Have you heard people (often children or teenagers) answer the question, “Where do you think you’re going?” with that innocent sounding, “Nowhere”; someone asks you where you are and you say, for example, “in the middle of nowhere”. That’s a rather longer answer than a simple “I don’t know” which, it seems to me, does the same job. You could shorten it to ‘ITMON’ if you wanted to invent a new word (for something that doesn’t exist anyway?). Not sure that’ll catch on.

First, let’s investigate “Nowhere” and the whole concept of it. Let’s start by checking the dictionary: it means either ‘in or to no place, not anywhere’ or ‘out of the running’. It’s an adverb so you can’t actually go to nowhere or come from nowhere. It’s not a noun like a place name would be. What I want to know is how can you be ‘not anywhere’? In other words how can we define a place that doesn’t exist by using a concept that also doesn’t exist with words that actually don’t make sense? Now there’s the problem. Perhaps we are moving into the realms of philosophy here. However, Ambrose Bierce (1842-1913) pulls the rug from under our feet by giving us this quote: “Philosophy: a route of many roads leading from nowhere to nothing”. Not a great deal of help there then. Hmm
. Ok, so maybe philosophy isn’t the way to go.

Remember, though, it’s physically impossible to be nowhere because, when you think about it, there is always a latitude & longitude for wherever on the Earth’s surface you stand; if you’re underground (or under the sea) there is still a location simply with an added dimension of “X” no. of metres under the surface. The same is true if you’re above the ground even right to the top of Mount Everest except you don’t need the extra dimension because the latitude & longitude cross at the particular height where you are.

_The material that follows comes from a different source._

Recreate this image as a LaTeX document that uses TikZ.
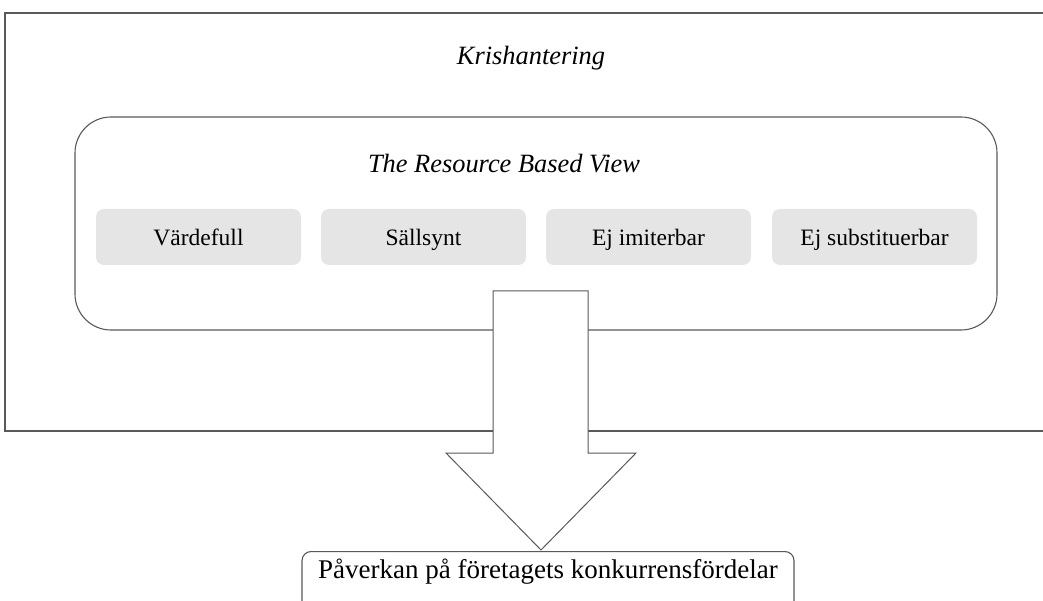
\documentclass[tikz,border=0pt]{standalone}
\usepackage{fontspec}
\setmainfont{Liberation Serif}
\begin{document}
\begin{tikzpicture}[x=1pt,y=-1pt,
  frame/.style={draw=black!65,line width=1.1pt},
  crit/.style={fill=black!10,rounded corners=8pt,minimum width=205pt,minimum height=56pt,inner sep=0pt,text height=20pt,text depth=2pt,font=\fontsize{23.5}{28}\selectfont},
  heading/.style={font=\fontsize{26.4}{30}\selectfont\itshape,anchor=base,inner sep=0pt}]
\useasboundingbox (0,0) rectangle (1043,601);
% outer frame (open to the right)
\draw[frame] (1043,13) -- (5,13) -- (5,431) -- (1043,431);
\node[heading] (kris) at (531,65) {Krishantering};
% inner rounded box
\node[frame,rounded corners=36pt,minimum width=922pt,minimum height=213pt,inner sep=0pt] (rbvbox) at (536,223.5) {};
\node[heading] (rbv) at (504,173) {The Resource Based View};
\node[crit] (v1) at (198.5,237) {Värdefull};
\node[crit] (v2) at (423.5,237) {Sällsynt};
\node[crit] (v3) at (648.5,237) {Ej imiterbar};
\node[crit] (v4) at (874.5,237) {Ej substituerbar};
% bottom box
\node[frame,rounded corners=9pt,minimum width=492pt,minimum height=64pt,inner sep=0pt,anchor=north] (out) at (548,551) {};
\node[font=\fontsize{27}{32}\selectfont,anchor=base,inner sep=0pt] (outtxt) at (548,578) {Påverkan på företagets konkurrensfördelar};
% big arrow
\coordinate (tip) at (541,550);
\draw[frame,fill=white,line width=1pt] (493,291) -- (588,291) -- (588,453) -- (636,453) -- (tip) -- (446,453) -- (493,453) -- cycle;
\end{tikzpicture}
\end{document}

Therefore you must be somewhere! You might not be in an actual place that’s named on a map or even known locally by a particular name but you just can’t be nowhere. Also it’s important to remember nowhere is an adverb. That means Talking Heads got it wrong when they sang about being on the Road to nowhere (1985); Dusty Springfield got it wrong when she sang about being In the middle of nowhere (1965); and the Beatles got it wrong when they sang about a Nowhere man sitting in his nowhere land, making all his nowhere plans, for nobody (1966); and perhaps the most confusing lines on the subject come from Jeff Beck in the opening lines of his song Hi-ho silver lining: “You’re everywhere and nowhere baby
” (1972). Now, just in case you were totally confused as to where that might be, Mr Beck helps us out by explaining that you’re (probably), “
..going down a bumpy hillside in a hippy hat.” Ah well, that’s a lot clearer then, eh?

So why do we use it? Is it to sound cool? Or to convey the idea that we are some kind of free spirit? Is it to emphasise the fact that you’re in a desolate place? – The middle of nowhere. Or is it because, really, we don’t understand what we’re saying? So why not stop using it or say it a different way. Go on you know you could. In the song Cotton Avenue, Joni Mitchell said it this way: “If you got no place special, well then you just go no place special”. Not nowhere just a “not special” other place.

I’ve tried looking for Erewhon but there’s nowhere so mixed up as that place!
However, I know what you’re thinking: will he be joining in after he’s heard those distinctive, foot-tapping, opening bars of the Jeff Beck song on the radio by singing along with “You’re everywhere and nowhere, baby, that’s where you’re at


.”? Course I will!
But hang on a minute

 I’ve just had a thought – where’s everywhere? How can anything, let alone a person, be everywhere? Is it all places

. except nowhere (or including nowhere)? And what about ITMON? Einstein gave us E=mc2; the Rambler has come up with E=E-N, (where E=everywhere, N=nowhere). Will it catch on? I doubt it but have a serious think about it!